▶ **What needs to be done**
Gather up every line that includes the string "this".

--- BEGIN Given information ---

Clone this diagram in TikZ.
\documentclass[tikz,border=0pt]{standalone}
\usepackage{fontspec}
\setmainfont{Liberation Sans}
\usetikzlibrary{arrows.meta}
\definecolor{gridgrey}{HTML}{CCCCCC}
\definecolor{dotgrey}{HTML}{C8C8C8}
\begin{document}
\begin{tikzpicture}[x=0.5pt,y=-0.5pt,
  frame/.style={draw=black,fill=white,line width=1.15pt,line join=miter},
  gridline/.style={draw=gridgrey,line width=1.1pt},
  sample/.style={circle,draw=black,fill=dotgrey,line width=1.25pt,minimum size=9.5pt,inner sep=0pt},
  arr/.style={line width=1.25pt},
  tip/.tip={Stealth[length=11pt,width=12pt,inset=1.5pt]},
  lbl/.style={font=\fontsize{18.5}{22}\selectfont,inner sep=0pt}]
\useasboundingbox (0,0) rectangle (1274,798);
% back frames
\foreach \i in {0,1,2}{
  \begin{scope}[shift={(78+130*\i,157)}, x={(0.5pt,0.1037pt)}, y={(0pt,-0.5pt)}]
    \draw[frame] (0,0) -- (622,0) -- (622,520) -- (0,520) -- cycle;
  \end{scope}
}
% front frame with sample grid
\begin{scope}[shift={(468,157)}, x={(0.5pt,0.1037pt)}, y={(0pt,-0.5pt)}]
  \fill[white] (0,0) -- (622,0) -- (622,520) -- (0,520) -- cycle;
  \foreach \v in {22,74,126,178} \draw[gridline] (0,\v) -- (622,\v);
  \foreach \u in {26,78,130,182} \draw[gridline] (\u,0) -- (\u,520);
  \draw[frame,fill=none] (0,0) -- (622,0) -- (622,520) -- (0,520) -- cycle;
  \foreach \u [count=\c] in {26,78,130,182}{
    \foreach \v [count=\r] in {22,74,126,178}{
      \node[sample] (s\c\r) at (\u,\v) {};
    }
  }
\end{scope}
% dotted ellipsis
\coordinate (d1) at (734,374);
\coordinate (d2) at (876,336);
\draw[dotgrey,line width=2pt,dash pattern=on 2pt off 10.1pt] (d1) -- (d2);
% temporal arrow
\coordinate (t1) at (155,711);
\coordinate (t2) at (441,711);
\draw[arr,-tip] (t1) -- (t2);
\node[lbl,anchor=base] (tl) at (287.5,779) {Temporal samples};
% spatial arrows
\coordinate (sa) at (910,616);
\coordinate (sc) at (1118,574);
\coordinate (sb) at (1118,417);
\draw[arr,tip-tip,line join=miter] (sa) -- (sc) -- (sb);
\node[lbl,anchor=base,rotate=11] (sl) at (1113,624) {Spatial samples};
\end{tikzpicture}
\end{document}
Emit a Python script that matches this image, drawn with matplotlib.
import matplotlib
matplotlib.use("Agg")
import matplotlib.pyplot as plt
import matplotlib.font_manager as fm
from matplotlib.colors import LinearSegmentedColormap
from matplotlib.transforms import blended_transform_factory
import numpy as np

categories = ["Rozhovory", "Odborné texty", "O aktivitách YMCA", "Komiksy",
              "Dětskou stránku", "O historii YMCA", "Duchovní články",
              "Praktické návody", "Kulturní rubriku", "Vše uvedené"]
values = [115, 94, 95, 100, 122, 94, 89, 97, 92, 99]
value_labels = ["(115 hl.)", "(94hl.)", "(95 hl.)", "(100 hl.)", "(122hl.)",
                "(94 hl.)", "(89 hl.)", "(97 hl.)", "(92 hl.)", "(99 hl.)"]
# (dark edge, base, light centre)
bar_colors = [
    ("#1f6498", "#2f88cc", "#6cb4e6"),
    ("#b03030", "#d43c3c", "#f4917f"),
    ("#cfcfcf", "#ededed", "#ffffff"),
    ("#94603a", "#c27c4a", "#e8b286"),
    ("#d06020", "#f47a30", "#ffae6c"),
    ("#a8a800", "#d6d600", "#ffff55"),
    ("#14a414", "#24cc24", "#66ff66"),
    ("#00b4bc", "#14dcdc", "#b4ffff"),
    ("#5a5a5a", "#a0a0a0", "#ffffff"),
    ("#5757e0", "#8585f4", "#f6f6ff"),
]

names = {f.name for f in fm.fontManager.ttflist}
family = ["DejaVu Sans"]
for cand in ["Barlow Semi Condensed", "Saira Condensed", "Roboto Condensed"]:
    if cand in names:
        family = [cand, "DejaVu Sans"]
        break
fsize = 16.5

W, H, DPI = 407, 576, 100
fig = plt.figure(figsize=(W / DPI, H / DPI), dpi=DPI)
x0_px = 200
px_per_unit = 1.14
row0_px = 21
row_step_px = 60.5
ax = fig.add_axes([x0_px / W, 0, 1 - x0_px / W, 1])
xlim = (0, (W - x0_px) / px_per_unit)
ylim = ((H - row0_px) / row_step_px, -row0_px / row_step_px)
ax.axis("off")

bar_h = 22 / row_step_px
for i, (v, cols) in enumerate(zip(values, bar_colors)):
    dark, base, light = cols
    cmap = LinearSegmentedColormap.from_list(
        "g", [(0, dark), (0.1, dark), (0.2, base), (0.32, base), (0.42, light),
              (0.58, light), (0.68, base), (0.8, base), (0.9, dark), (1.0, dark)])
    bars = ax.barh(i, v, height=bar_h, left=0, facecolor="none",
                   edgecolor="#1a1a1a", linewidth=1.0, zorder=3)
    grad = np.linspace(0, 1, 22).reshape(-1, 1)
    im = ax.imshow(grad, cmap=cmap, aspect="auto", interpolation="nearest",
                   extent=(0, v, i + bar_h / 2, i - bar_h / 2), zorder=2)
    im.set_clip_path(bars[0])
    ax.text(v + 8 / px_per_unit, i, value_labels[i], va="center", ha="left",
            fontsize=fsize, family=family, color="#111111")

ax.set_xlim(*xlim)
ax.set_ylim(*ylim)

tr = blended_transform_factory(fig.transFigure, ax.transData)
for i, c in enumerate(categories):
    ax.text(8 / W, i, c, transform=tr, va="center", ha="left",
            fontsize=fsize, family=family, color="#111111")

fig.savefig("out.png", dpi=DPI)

--- END Given information ---

▶ **Correct output**
Clone this diagram in TikZ.
Emit a Python script that matches this image, drawn with matplotlib.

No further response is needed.